> _PROVIDED MATERIAL_:
______________________________
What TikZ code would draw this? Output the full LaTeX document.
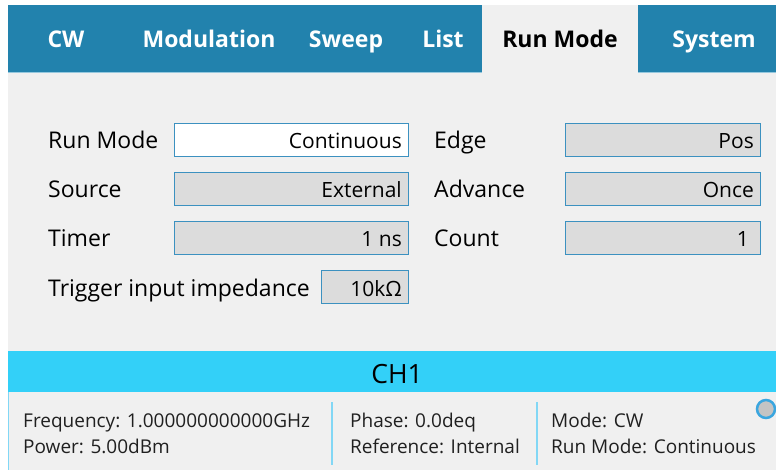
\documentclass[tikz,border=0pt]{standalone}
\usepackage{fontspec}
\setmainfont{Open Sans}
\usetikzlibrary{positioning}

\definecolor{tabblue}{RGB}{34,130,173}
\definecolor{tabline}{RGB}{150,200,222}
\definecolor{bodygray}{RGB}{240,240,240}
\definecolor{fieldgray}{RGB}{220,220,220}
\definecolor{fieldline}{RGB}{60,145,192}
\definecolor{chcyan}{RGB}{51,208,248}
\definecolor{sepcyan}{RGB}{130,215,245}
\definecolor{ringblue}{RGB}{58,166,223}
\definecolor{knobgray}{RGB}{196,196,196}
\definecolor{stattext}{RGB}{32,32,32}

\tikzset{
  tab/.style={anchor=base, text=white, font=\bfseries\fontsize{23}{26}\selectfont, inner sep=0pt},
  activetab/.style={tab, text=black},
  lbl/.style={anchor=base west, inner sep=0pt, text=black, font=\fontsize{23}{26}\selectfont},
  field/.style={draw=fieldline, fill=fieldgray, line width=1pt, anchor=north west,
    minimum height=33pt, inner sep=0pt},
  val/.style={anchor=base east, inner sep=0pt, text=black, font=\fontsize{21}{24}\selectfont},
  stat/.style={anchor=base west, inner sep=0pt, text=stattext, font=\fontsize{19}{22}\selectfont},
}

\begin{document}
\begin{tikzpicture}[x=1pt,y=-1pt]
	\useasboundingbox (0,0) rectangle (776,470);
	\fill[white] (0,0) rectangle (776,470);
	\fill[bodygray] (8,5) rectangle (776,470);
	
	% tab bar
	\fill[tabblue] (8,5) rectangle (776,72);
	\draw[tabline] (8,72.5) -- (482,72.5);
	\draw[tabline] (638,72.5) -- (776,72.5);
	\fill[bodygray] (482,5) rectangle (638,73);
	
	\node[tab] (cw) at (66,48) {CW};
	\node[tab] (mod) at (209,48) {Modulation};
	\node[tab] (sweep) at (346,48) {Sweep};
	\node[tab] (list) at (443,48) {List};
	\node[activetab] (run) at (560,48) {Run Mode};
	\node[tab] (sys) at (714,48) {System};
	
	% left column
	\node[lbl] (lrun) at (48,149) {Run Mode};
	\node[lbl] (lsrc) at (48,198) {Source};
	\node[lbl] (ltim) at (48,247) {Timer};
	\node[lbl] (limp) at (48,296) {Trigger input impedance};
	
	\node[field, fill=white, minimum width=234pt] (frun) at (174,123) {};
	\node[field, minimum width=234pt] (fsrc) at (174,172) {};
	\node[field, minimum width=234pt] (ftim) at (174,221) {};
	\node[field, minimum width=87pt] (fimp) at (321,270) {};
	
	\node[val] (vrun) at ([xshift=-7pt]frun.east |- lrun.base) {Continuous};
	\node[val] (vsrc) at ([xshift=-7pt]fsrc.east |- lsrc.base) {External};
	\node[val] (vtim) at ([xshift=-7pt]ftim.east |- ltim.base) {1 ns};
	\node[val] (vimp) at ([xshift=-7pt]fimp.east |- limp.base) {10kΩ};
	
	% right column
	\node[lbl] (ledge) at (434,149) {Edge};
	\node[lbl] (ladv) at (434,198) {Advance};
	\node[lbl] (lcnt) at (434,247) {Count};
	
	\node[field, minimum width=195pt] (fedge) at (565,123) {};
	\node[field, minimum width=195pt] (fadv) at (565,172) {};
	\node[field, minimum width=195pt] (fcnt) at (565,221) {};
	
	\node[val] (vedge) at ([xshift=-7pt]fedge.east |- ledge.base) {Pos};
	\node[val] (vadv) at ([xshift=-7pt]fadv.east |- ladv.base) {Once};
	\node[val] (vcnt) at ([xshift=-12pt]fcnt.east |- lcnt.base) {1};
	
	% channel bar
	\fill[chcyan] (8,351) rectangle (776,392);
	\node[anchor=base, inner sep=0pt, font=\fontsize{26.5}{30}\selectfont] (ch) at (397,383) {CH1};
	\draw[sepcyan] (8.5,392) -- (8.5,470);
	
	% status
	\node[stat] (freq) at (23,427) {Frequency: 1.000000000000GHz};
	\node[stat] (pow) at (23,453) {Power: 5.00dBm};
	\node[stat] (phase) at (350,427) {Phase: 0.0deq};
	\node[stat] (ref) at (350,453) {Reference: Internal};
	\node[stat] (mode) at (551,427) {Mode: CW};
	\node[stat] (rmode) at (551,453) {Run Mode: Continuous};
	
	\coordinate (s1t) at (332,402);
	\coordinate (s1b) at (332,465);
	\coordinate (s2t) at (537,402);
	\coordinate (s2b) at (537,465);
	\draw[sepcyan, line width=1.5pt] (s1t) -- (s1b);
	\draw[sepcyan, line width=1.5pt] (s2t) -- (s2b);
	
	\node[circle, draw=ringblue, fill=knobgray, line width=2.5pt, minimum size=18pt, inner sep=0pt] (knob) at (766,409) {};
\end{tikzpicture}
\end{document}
______________________________
Repeat, exactly and in full, each line from the start of the data to the line that contains "(limp) at (48,296)". Pictures do not go in.

What TikZ code would draw this? Output the full LaTeX document.
\documentclass[tikz,border=0pt]{standalone}
\usepackage{fontspec}
\setmainfont{Open Sans}
\usetikzlibrary{positioning}

\definecolor{tabblue}{RGB}{34,130,173}
\definecolor{tabline}{RGB}{150,200,222}
\definecolor{bodygray}{RGB}{240,240,240}
\definecolor{fieldgray}{RGB}{220,220,220}
\definecolor{fieldline}{RGB}{60,145,192}
\definecolor{chcyan}{RGB}{51,208,248}
\definecolor{sepcyan}{RGB}{130,215,245}
\definecolor{ringblue}{RGB}{58,166,223}
\definecolor{knobgray}{RGB}{196,196,196}
\definecolor{stattext}{RGB}{32,32,32}

\tikzset{
  tab/.style={anchor=base, text=white, font=\bfseries\fontsize{23}{26}\selectfont, inner sep=0pt},
  activetab/.style={tab, text=black},
  lbl/.style={anchor=base west, inner sep=0pt, text=black, font=\fontsize{23}{26}\selectfont},
  field/.style={draw=fieldline, fill=fieldgray, line width=1pt, anchor=north west,
    minimum height=33pt, inner sep=0pt},
  val/.style={anchor=base east, inner sep=0pt, text=black, font=\fontsize{21}{24}\selectfont},
  stat/.style={anchor=base west, inner sep=0pt, text=stattext, font=\fontsize{19}{22}\selectfont},
}

\begin{document}
\begin{tikzpicture}[x=1pt,y=-1pt]
	\useasboundingbox (0,0) rectangle (776,470);
	\fill[white] (0,0) rectangle (776,470);
	\fill[bodygray] (8,5) rectangle (776,470);
	
	% tab bar
	\fill[tabblue] (8,5) rectangle (776,72);
	\draw[tabline] (8,72.5) -- (482,72.5);
	\draw[tabline] (638,72.5) -- (776,72.5);
	\fill[bodygray] (482,5) rectangle (638,73);
	
	\node[tab] (cw) at (66,48) {CW};
	\node[tab] (mod) at (209,48) {Modulation};
	\node[tab] (sweep) at (346,48) {Sweep};
	\node[tab] (list) at (443,48) {List};
	\node[activetab] (run) at (560,48) {Run Mode};
	\node[tab] (sys) at (714,48) {System};
	
	% left column
	\node[lbl] (lrun) at (48,149) {Run Mode};
	\node[lbl] (lsrc) at (48,198) {Source};
	\node[lbl] (ltim) at (48,247) {Timer};
	\node[lbl] (limp) at (48,296) {Trigger input impedance};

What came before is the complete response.